Task data:
# # # # # # #

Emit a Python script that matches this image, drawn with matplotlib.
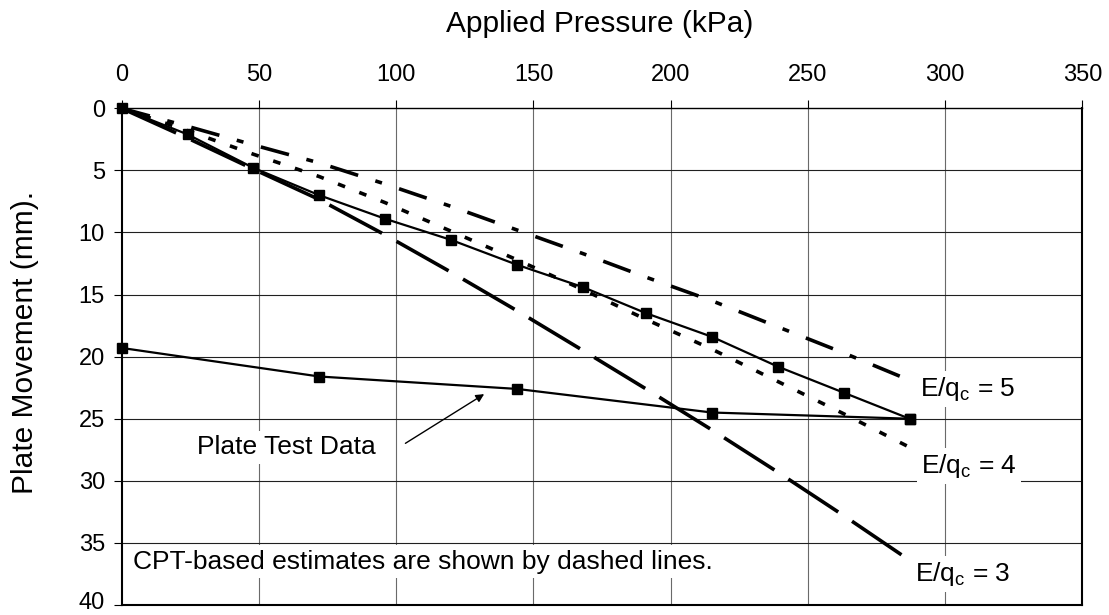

# # # # # # #

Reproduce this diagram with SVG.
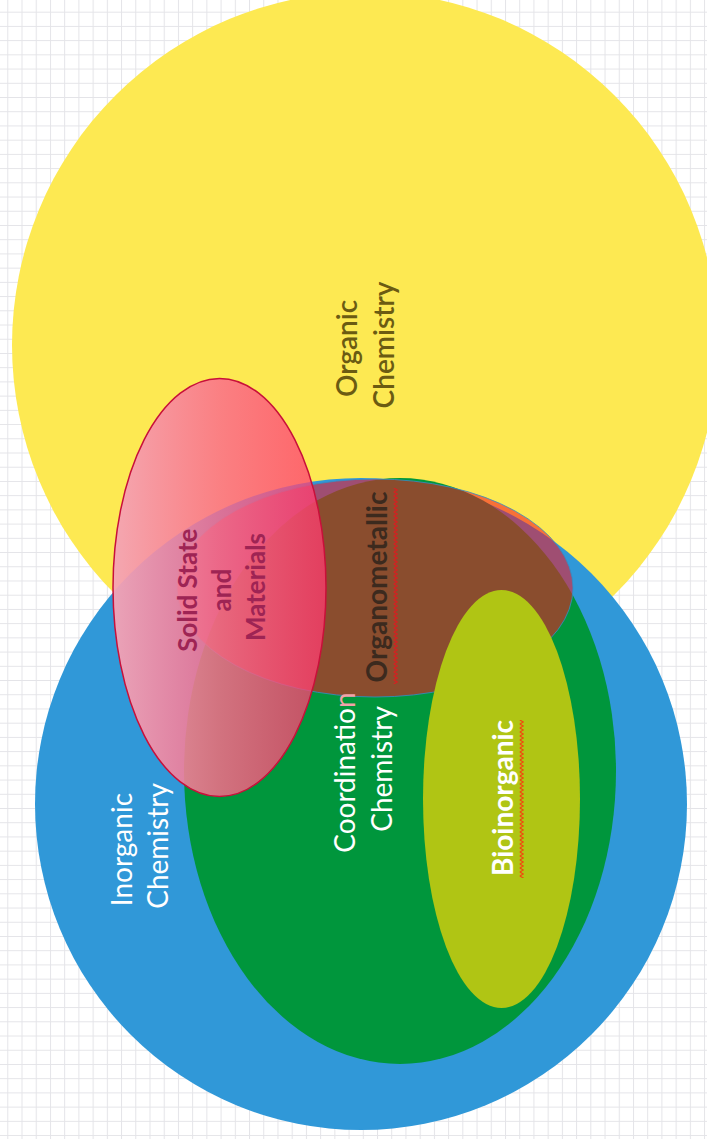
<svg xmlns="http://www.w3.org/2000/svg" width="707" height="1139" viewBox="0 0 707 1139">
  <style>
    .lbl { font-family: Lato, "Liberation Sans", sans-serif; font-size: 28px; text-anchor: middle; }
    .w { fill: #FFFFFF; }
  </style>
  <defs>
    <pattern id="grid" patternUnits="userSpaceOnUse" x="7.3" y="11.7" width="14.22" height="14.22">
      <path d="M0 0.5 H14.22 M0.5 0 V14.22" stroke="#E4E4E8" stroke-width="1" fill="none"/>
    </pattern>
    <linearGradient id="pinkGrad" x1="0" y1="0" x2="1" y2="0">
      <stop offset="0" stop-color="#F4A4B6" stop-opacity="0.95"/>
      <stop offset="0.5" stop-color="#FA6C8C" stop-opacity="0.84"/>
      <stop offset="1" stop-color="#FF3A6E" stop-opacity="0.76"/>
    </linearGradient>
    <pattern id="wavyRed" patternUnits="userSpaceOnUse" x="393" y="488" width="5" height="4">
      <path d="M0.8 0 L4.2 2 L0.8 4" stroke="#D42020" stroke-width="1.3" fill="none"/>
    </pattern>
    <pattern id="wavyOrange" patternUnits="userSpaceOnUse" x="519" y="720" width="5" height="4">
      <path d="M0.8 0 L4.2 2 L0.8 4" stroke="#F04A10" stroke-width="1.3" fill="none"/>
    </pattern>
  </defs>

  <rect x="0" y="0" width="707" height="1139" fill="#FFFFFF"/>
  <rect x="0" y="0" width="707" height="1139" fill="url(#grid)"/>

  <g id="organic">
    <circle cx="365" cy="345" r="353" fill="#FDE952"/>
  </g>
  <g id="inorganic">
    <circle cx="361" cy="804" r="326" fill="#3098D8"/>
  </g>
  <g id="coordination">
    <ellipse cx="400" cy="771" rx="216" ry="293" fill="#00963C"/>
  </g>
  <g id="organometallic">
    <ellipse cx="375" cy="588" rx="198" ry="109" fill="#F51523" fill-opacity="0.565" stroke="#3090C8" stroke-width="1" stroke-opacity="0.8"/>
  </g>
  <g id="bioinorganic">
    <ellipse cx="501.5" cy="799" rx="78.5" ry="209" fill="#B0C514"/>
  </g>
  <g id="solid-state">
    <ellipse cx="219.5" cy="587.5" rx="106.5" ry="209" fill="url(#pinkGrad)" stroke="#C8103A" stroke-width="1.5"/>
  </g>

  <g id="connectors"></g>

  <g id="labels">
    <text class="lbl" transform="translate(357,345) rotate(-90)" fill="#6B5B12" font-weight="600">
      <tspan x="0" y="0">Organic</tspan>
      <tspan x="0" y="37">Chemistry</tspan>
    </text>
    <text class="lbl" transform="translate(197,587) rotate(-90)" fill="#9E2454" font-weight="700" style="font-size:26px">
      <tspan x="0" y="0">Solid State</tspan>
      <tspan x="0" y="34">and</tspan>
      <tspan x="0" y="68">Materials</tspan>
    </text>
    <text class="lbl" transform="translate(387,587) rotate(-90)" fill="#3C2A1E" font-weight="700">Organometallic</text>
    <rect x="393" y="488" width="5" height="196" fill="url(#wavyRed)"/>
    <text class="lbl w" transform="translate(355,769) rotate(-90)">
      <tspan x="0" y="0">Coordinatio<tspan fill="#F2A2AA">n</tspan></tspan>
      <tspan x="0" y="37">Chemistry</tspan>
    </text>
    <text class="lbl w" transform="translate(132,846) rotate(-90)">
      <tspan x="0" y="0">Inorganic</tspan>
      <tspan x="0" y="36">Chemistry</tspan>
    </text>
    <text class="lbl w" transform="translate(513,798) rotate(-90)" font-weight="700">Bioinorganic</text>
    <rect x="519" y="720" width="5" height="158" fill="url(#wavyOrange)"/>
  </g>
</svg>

# # # # # # #

Exercise goal:
Collect the lines that hold "this".

Exercise output:
Emit a Python script that matches this image, drawn with matplotlib.
Reproduce this diagram with SVG.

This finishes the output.